Our sentence organizer: 
 {'Global pollution refers to the presence of harmful substances in the environment that cause negative impacts on human health and the ecosystem.': 0, 'It affects both the natural and built environment, and can be caused by various human activities such as industrialization, transportation, and agriculture.': 1, 'There are several forms of pollution that exist, including air, water, soil, and noise pollution.': 2, 'Air pollution is caused by emissions from factories, power plants, and vehicles.': 3, 'It results in the release of harmful chemicals such as sulfur dioxide, nitrogen oxides, and particulate matter into the air, which can cause respiratory problems, cardiovascular disease, and other health issues.': 4, 'Water pollution occurs when chemicals and waste products are released into bodies of water, causing harm to aquatic life and threatening human health.': 5, 'Sources of water pollution include industrial effluent, agricultural runoff, and sewage.': 6,

**Creating TF-IDF model**

In [None]:
tf_idf_vectorizer = TfidfVectorizer(min_df=2,  max_features=None, 
                                    strip_accents='unicode', 
                                    analyzer='word',
                                    token_pattern=r'\w{1,}',
                                    ngram_range=(1, 3), 
                                    use_idf=1,smooth_idf=1,
                                    sublinear_tf=1,
                                    stop_words = 'english')

In [None]:
tf_idf_vectorizer.fit(sentences)



In [None]:
sentence_vectors = tf_idf_vectorizer.transform(sentences)

In [None]:
# Getting sentence scores for each sentences
sentence_scores = np.array(sentence_vectors.sum(axis=1)).ravel()
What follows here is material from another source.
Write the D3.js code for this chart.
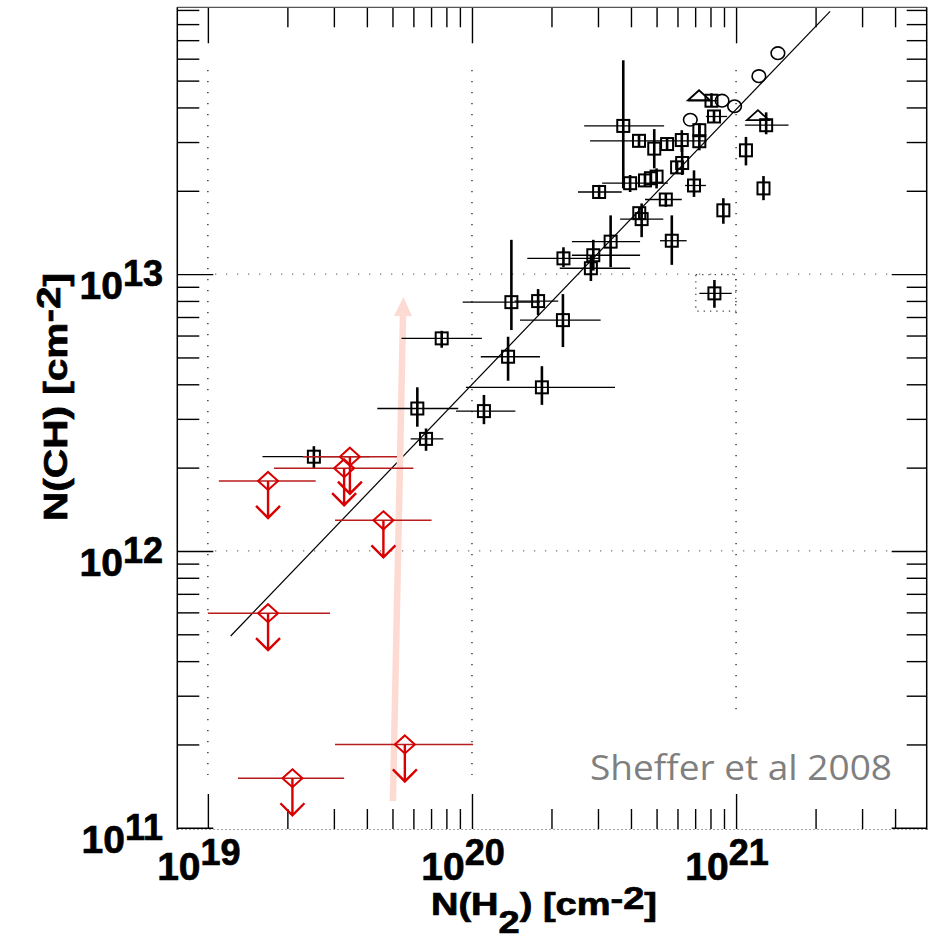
<!DOCTYPE html>
<html>
<head>
<meta charset="utf-8">
<script src="https://cdn.jsdelivr.net/npm/d3@7"></script>
<style>
  body { margin: 0; background: #fff; }
  svg { display: block; }
  text { font-family: "Liberation Sans", Arial, sans-serif; }
  .heavy { stroke: #000; stroke-width: 0.7px; }
</style>
</head>
<body>
<svg id="chart" width="934" height="941"></svg>
<script>
// N(CH) against N(H2), after Sheffer et al 2008

// detections: [N(H2), N(CH), xlo, xhi, ylo, yhi]  (null = no bar)
const detections = [
  [2.52e19, 2.19e12, 1.61e19, 4.11e19, 1.99e12, 2.39e12],
  [6.70e19, 2.54e12, 5.86e19, 7.79e19, 2.30e12, 2.77e12],
  [6.21e19, 3.27e12, 4.38e19, 8.87e19, 2.81e12, 3.90e12],
  [1.11e20, 3.20e12, 8.70e19, 1.46e20, 2.87e12, 3.66e12],
  [7.68e19, 5.86e12, 5.41e19, 1.09e20, 5.42e12, 6.24e12],
  [1.37e20, 5.03e12, 1.08e20, 1.81e20, 4.12e12, 5.94e12],
  [1.41e20, 7.92e12, 9.22e19, 1.81e20, 6.28e12, 1.33e13],
  [1.78e20, 7.99e12, 1.45e20, 2.12e20, 7.11e12, 8.83e12],
  [2.21e20, 6.82e12, 1.52e20, 3.07e20, 5.45e12, 8.47e12],
  [1.84e20, 3.90e12, 9.49e19, 3.48e20, 3.37e12, 4.65e12],
  [2.22e20, 1.14e13, 1.62e20, 3.05e20, 1.06e13, 1.25e13],
  [2.88e20, 1.17e13, 2.39e20, 4.33e20, 1.03e13, 1.33e13],
  [2.82e20, 1.05e13, 2.15e20, 3.97e20, 9.44e12, 1.17e13],
  [3.35e20, 1.31e13, 2.39e20, 4.33e20, 1.06e13, 1.63e13],
  [5.71e20, 1.32e13, 5.15e20, 6.50e20, 1.08e13, 1.63e13],
  [4.39e20, 1.58e13, 3.64e20, 5.30e20, 1.36e13, 1.80e13],
  [4.30e20, 1.66e13, null, null, null, null],
  [5.42e20, 1.86e13, 4.52e20, 6.23e20, 1.75e13, 1.96e13],
  [6.93e20, 2.09e13, 6.41e20, 7.69e20, 1.90e13, 2.37e13],
  [3.03e20, 1.98e13, 2.52e20, 3.69e20, 1.88e13, 2.10e13],
  [3.97e20, 2.13e13, 3.11e20, 5.52e20, 1.98e13, 2.28e13],
  [4.52e20, 2.18e13, null, null, 2.08e13, 2.28e13],
  [4.76e20, 2.22e13, null, null, 2.12e13, 2.32e13],
  [5.00e20, 2.25e13, null, null, 2.04e13, 2.41e13],
  [3.74e20, 3.43e13, 2.66e20, 5.34e20, 2.04e13, 5.92e13],
  [4.29e20, 3.03e13, 2.80e20, 7.74e20, null, null],
  [4.90e20, 2.84e13, null, null, 2.41e13, 3.34e13],
  [5.48e20, 2.95e13, null, null, 2.80e13, 3.10e13],
  [6.23e20, 3.05e13, null, null, 2.76e13, 3.31e13],
  [7.26e20, 3.02e13, null, null, 2.80e13, 3.51e13],
  [7.26e20, 3.31e13, null, null, 3.15e13, 3.48e13],
  [8.25e20, 3.71e13, 7.69e20, 9.25e20, 3.55e13, 3.88e13],
  [8.07e20, 4.23e13, 6.58e20, 8.50e20, 4.04e13, 4.50e13],
  [6.25e20, 2.52e13, null, null, 2.28e13, 2.87e13],
  [5.98e20, 2.43e13, null, null, 2.35e13, 2.52e13],
  [1.09e21, 2.80e13, null, null, 2.47e13, 3.13e13],
  [1.27e21, 2.04e13, null, null, 1.85e13, 2.26e13],
  [1.30e21, 3.45e13, 1.08e21, 1.58e21, 3.20e13, 3.84e13],
  [8.95e20, 1.70e13, null, null, 1.52e13, 1.88e13],
  [8.28e20, 8.52e12, 7.26e20, 9.63e20, 7.56e12, 9.52e12]
];

// open circles (no bars)
const circles = [
  [1.44e21, 6.28e13],
  [1.22e21, 5.19e13],
  [9.87e20, 4.04e13],
  [8.85e20, 4.23e13],
  [6.71e20, 3.61e13]
];

// open triangles
const triangles = [
  [7.24e20, 4.39e13],
  [1.21e21, 3.72e13]
];

// upper limits: [N(H2), N(CH) limit, xlo, xhi]
const upperLimits = [
  [1.69e19, 1.79e12, 1.10e19, 2.56e19],
  [3.45e19, 2.19e12, 2.29e19, 5.20e19],
  [3.28e19, 1.99e12, 1.78e19, 6.00e19],
  [4.62e19, 1.29e12, 3.03e19, 7.03e19],
  [1.69e19, 5.96e11, 1.00e19, 2.90e19],
  [5.57e19, 2.00e11, 3.03e19, 1.01e20],
  [2.09e19, 1.51e11, 1.30e19, 3.28e19]
];

const fitLine = [[1.22e19, 4.93e11], [2.27e21, 8.89e13]];
const trendArrow = [[5.02e19, 1.25e11], [5.50e19, 8.26e12]];
const outlierBox = [[7.04e20, 9.95e12], [9.97e20, 7.35e12]];

const xMajor = [1e19, 1e20, 1e21];
const xMinor = [2e19, 3e19, 4e19, 5e19, 6e19, 7e19, 8e19, 9e19,
                2e20, 3e20, 4e20, 5e20, 6e20, 7e20, 8e20, 9e20,
                2e21, 3e21, 4e21];
const yMajor = [1e11, 1e12, 1e13];
const yMinor = [2e11, 3e11, 4e11, 5e11, 6e11, 7e11, 8e11, 9e11,
                2e12, 3e12, 4e12, 5e12, 6e12, 7e12, 8e12, 9e12,
                2e13, 3e13, 4e13, 5e13, 6e13, 7e13, 8e13, 9e13];
const xExp = ["19", "20", "21"];
const yExp = ["11", "12", "13"];

const svg = d3.select('#chart');
const pLeft = 177.3, pRight = 926.7, pTop = 7.3, pBottom = 829;

const x = d3.scaleLog().domain([7.66e18, 5.27e21]).range([pLeft, pRight]);
const y = d3.scaleLog().domain([9.9e10, 9.2e13]).range([pBottom, pTop]);

// dotted grid
const grid = svg.append('g').attr('fill', 'none');
[[1e19, 70, 775], [1e20, 70, 775], [1e21, 70, 710]].forEach(([v, a, b]) => {
  grid.append('line').attr('x1', x(v)).attr('x2', x(v)).attr('y1', a).attr('y2', b)
    .attr('stroke', '#222').attr('stroke-width', 1.3).attr('stroke-dasharray', '1.3,9.7');
});
[1e13, 1e12].forEach(v => {
  grid.append('line').attr('x1', 215).attr('x2', 890).attr('y1', y(v)).attr('y2', y(v))
    .attr('stroke', '#777').attr('stroke-width', 1.3).attr('stroke-dasharray', '1.3,9.7');
});
// box round the odd point
grid.append('rect')
  .attr('x', x(outlierBox[0][0])).attr('y', y(outlierBox[0][1]))
  .attr('width', x(outlierBox[1][0]) - x(outlierBox[0][0]))
  .attr('height', y(outlierBox[1][1]) - y(outlierBox[0][1]))
  .attr('stroke', '#444').attr('stroke-width', 1.2).attr('stroke-dasharray', '1.3,5');

// ticks, all pointing inwards
function ticks(axis, values, size, tr) {
  const g = svg.append('g').attr('transform', tr)
    .call(axis.tickValues(values).tickSize(size).tickFormat(''));
  g.select('.domain').remove();
  g.selectAll('line').attr('stroke', '#000').attr('stroke-width', 1.4);
}
ticks(d3.axisTop(x), xMajor, 35, `translate(0,${pBottom})`);
ticks(d3.axisTop(x), xMinor, 20, `translate(0,${pBottom})`);
ticks(d3.axisBottom(x), xMajor, 36, `translate(0,${pTop})`);
ticks(d3.axisBottom(x), xMinor, 20, `translate(0,${pTop})`);
ticks(d3.axisRight(y), yMajor, 36, `translate(${pLeft},0)`);
ticks(d3.axisRight(y), yMinor, 22, `translate(${pLeft},0)`);
ticks(d3.axisLeft(y), yMajor, 35, `translate(${pRight},0)`);
ticks(d3.axisLeft(y), yMinor, 20, `translate(${pRight},0)`);

// frame
svg.append('line').attr('x1', pLeft).attr('x2', pRight).attr('y1', pTop).attr('y2', pTop)
  .attr('stroke', '#555').attr('stroke-width', 1.2);
svg.append('line').attr('x1', pLeft).attr('x2', pLeft).attr('y1', pTop).attr('y2', pBottom + 1)
  .attr('stroke', '#000').attr('stroke-width', 1.5);
svg.append('line').attr('x1', pRight).attr('x2', pRight).attr('y1', pTop).attr('y2', pBottom + 1)
  .attr('stroke', '#000').attr('stroke-width', 1.5);
svg.append('line').attr('x1', pLeft).attr('x2', pRight).attr('y1', pBottom + 0.5).attr('y2', pBottom + 0.5)
  .attr('stroke', '#888').attr('stroke-width', 1.2).attr('stroke-dasharray', '1.5,2.5');

// fit
svg.append('path').datum(fitLine)
  .attr('d', d3.line().x(d => x(d[0])).y(d => y(d[1])))
  .attr('stroke', '#000').attr('stroke-width', 1.2).attr('fill', 'none');

// pale trend arrow
const a0 = [x(trendArrow[0][0]), y(trendArrow[0][1])];
const a1 = [x(trendArrow[1][0]), y(trendArrow[1][1])];
const len = Math.hypot(a1[0] - a0[0], a1[1] - a0[1]);
const ux = (a1[0] - a0[0]) / len, uy = (a1[1] - a0[1]) / len;
const hb = [a1[0] - ux * 19, a1[1] - uy * 19];
svg.append('line').attr('x1', a0[0]).attr('y1', a0[1]).attr('x2', hb[0]).attr('y2', hb[1])
  .attr('stroke', '#fddbd2').attr('stroke-width', 6.5);
svg.append('path')
  .attr('d', `M${a1[0]},${a1[1]} L${hb[0] - uy * 9},${hb[1] + ux * 9} L${hb[0] + uy * 9},${hb[1] - ux * 9} Z`)
  .attr('fill', '#fddbd2');

// detections
const det = svg.append('g').attr('fill', 'none').attr('stroke', '#000');
const dg = det.selectAll('g').data(detections).join('g');
dg.filter(d => d[2] !== null).append('line')
  .attr('x1', d => x(d[2])).attr('x2', d => x(d[3]))
  .attr('y1', d => y(d[1])).attr('y2', d => y(d[1]))
  .attr('stroke-width', 1.3);
dg.append('rect')
  .attr('x', d => x(d[0]) - 6).attr('y', d => y(d[1]) - 6)
  .attr('width', 12).attr('height', 12).attr('stroke-width', 2);
dg.append('line')
  .attr('x1', d => x(d[0])).attr('x2', d => x(d[0]))
  .attr('y1', d => d[4] !== null ? Math.max(y(d[4]), y(d[1]) + 6) : y(d[1]) + 6)
  .attr('y2', d => d[5] !== null ? Math.min(y(d[5]), y(d[1]) - 6) : y(d[1]) - 6)
  .attr('stroke-width', 2.6);

det.selectAll('ellipse').data(circles).join('ellipse')
  .attr('cx', d => x(d[0])).attr('cy', d => y(d[1])).attr('rx', 6.8).attr('ry', 6.3)
  .attr('stroke-width', 1.6);

det.selectAll('path.tri').data(triangles).join('path').attr('class', 'tri')
  .attr('d', d => {
    const px = x(d[0]), py = y(d[1]);
    return `M${px - 11},${py + 4} L${px},${py - 6} L${px + 11},${py + 4} Z`;
  })
  .attr('stroke-width', 1.8);

// upper limits
const lg = svg.append('g').attr('fill', 'none').selectAll('g').data(upperLimits).join('g');
lg.append('line')
  .attr('x1', d => x(d[2])).attr('x2', d => x(d[3]))
  .attr('y1', d => y(d[1])).attr('y2', d => y(d[1]))
  .attr('stroke', '#b81c1c').attr('stroke-width', 1.5);
lg.append('path')
  .attr('d', d => {
    const px = x(d[0]), py = y(d[1]);
    return `M${px},${py - 9} L${px + 10},${py} L${px},${py + 9} L${px - 10},${py} Z`;
  })
  .attr('stroke', '#d80000').attr('stroke-width', 2);
lg.append('path')
  .attr('d', d => {
    const px = x(d[0]), py = y(d[1]);
    return `M${px},${py} L${px},${py + 37} M${px - 12},${py + 25} L${px},${py + 37} L${px + 12},${py + 25}`;
  })
  .attr('stroke', '#d80000').attr('stroke-width', 2.4);

// tick labels
svg.selectAll('text.ylab').data(yMajor).join('text').attr('class', 'ylab heavy')
  .attr('x', 163).attr('y', d => y(d) + 25)
  .attr('text-anchor', 'end').attr('font-weight', 'bold').attr('font-size', 39)
  .each(function (d, i) {
    const t = d3.select(this);
    t.append('tspan').text('10');
    t.append('tspan').attr('dy', -13).attr('font-size', 36).text(yExp[i]);
  });
svg.selectAll('text.xlab').data(xMajor).join('text').attr('class', 'xlab heavy')
  .attr('x', d => x(d) - 9).attr('y', 880)
  .attr('text-anchor', 'middle').attr('font-weight', 'bold').attr('font-size', 39)
  .each(function (d, i) {
    const t = d3.select(this);
    t.append('tspan').text('10');
    t.append('tspan').attr('dy', -15).attr('font-size', 36).text(xExp[i]);
  });

// axis titles (the original face is wide, so stretch to its length)
const xt = svg.append('text').attr('class', 'heavy').attr('x', 544).attr('y', 915)
  .attr('text-anchor', 'middle').attr('font-weight', 'bold').attr('font-size', 31)
  .attr('textLength', 226).attr('lengthAdjust', 'spacingAndGlyphs');
xt.append('tspan').text('N(H');
xt.append('tspan').attr('dy', 18).text('2');
xt.append('tspan').attr('dy', -18).text(') [cm');
xt.append('tspan').attr('dy', -6).text('-2');
xt.append('tspan').attr('dy', 6).text(']');

const yt = svg.append('text').attr('class', 'heavy').attr('transform', 'translate(67,397) rotate(-90)')
  .attr('text-anchor', 'middle').attr('font-weight', 'bold').attr('font-size', 34)
  .attr('textLength', 248).attr('lengthAdjust', 'spacingAndGlyphs');
yt.append('tspan').text('N(CH) [cm');
yt.append('tspan').attr('dy', -7).text('-2');
yt.append('tspan').attr('dy', 7).text(']');

svg.append('text').attr('x', 590).attr('y', 780)
  .attr('fill', '#7f7f7f').attr('font-size', 34)
  .style('font-family', '"Open Sans", "Noto Sans", sans-serif')
  .attr('textLength', 302).attr('lengthAdjust', 'spacingAndGlyphs')
  .text('Sheffer et al 2008');
</script>
</body>
</html>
print(len(sentences) == len(sentence_scores))

True


In [None]:
# Getting top-n sentences
N = 5
top_n_sentences = [sentences[ind] for ind in np.argsort(sentence_scores, axis=0)[::-1][:N]]

In [None]:
mapped_top_n_sentences = [(sentence,sentence_organizer[sentence]) for sentence in top_n_sentences]
print("Our top_n_sentence with their index: \n")
for element in mapped_top_n_sentences:
    print(element)

# Ordering our top-n sentences in their original ordering
mapped_top_n_sentences = sorted(mapped_top_n_sentences, key = lambda x: x[1])
ordered_scored_sentences = [element[0] for element in mapped_top_n_sentences]

# Our final summary
summary = " ".join(ordered_scored_sentences)

Our top_n_sentence with their index: 

('Water pollution occurs when chemicals and waste products are released into bodies of water, causing harm to aquatic life and threatening human health.', 5)
('Soil pollution is caused by the accumulation of hazardous chemicals and waste products in the ground, which can result in the contamination of crops and other food sources.', 7)
('Noise pollution is caused by excessive noise from various sources, including transportation, construction, and industrial activities.', 8)
('Global pollution refers to the presence of harmful substances in the environment that cause negative impacts on human health and the ecosystem.', 0)
('It affects both the natural and built environment, and can be caused by various human activities such as industrialization, transportation, and agriculture.', 1)


In [None]:
print("Summary: \n", summary)

Summary: 
 Global pollution refers to the presence of harmful substances in the environment that cause negative impacts on human health and the ecosystem. It affects both the natural and built environment, and can be caused by various human activities such as industrialization, transportation, and agriculture. Water pollution occurs when chemicals and waste products are released into bodies of water, causing harm to aquatic life and threatening human health. Soil pollution is caused by the accumulation of hazardous chemicals and waste products in the ground, which can result in the contamination of crops and other food sources. Noise pollution is caused by excessive noise from various sources, including transportation, construction, and industrial activities.